### Problem to work on
Retype the opening lines of the data exactly, stopping after the line that contains "ReferenceArea, ReferenceLine, ReferenceDot". Skip every picture.
>> Begin Data excerpt
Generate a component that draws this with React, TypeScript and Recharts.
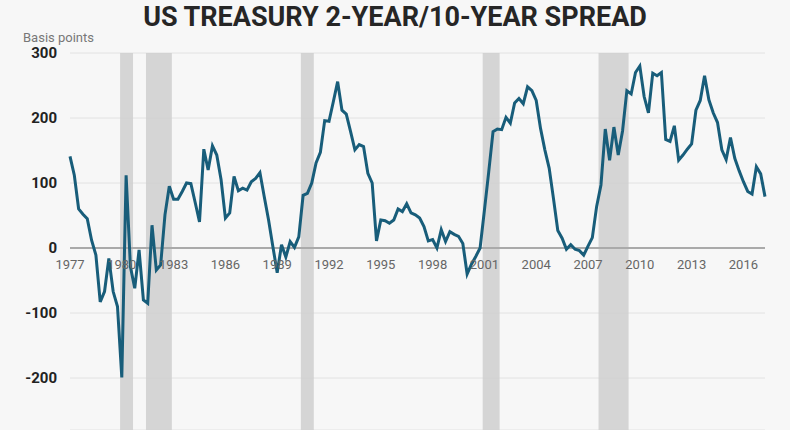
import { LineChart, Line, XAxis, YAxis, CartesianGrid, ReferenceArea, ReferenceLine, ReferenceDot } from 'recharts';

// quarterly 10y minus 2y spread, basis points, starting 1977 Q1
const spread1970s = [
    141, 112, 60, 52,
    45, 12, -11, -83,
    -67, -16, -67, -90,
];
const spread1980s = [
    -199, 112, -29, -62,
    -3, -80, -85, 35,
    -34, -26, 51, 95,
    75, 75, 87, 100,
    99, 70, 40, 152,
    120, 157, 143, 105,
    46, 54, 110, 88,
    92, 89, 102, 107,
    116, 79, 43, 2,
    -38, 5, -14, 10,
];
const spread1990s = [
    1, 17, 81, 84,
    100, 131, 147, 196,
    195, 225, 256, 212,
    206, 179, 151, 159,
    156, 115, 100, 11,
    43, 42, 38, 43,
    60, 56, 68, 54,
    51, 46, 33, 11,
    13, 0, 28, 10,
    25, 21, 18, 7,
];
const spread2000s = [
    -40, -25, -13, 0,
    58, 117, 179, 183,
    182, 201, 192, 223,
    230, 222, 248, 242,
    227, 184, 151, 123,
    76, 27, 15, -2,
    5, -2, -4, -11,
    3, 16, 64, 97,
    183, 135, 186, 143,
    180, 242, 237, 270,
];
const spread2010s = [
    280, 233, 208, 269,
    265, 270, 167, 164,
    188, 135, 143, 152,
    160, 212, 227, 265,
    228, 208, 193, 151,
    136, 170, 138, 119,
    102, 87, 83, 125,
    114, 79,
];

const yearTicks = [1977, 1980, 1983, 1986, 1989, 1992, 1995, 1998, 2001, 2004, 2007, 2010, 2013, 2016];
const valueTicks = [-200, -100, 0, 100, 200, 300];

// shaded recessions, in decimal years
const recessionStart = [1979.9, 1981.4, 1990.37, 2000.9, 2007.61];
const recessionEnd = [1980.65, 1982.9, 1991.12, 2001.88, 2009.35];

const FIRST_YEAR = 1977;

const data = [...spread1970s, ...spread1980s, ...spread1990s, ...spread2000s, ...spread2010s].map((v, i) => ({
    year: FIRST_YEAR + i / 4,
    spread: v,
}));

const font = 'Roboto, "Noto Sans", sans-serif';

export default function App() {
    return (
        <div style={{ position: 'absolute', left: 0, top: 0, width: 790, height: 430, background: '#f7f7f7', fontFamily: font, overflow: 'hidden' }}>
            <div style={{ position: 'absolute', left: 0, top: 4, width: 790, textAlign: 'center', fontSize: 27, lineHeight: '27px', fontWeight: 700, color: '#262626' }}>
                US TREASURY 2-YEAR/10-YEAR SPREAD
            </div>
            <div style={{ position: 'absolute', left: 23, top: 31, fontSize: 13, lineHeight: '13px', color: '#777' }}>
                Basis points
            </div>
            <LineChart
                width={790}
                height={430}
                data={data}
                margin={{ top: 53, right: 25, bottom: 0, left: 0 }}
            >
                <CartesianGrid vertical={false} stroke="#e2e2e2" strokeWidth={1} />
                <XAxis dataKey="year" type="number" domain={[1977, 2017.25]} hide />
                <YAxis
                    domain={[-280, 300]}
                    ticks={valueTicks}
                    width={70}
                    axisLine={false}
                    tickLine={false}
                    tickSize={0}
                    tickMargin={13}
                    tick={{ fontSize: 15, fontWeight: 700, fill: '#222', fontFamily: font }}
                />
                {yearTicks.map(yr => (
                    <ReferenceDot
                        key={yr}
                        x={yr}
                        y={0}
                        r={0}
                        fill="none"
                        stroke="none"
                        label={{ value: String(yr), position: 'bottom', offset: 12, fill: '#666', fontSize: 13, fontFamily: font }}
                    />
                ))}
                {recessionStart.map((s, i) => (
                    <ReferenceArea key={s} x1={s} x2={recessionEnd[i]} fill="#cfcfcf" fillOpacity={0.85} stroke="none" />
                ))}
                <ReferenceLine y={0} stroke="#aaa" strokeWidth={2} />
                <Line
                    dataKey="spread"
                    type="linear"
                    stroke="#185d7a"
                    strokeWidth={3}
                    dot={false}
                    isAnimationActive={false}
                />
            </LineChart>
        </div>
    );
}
>> End Data excerpt
### The solution
Generate a component that draws this with React, TypeScript and Recharts.
import { LineChart, Line, XAxis, YAxis, CartesianGrid, ReferenceArea, ReferenceLine, ReferenceDot } from 'recharts';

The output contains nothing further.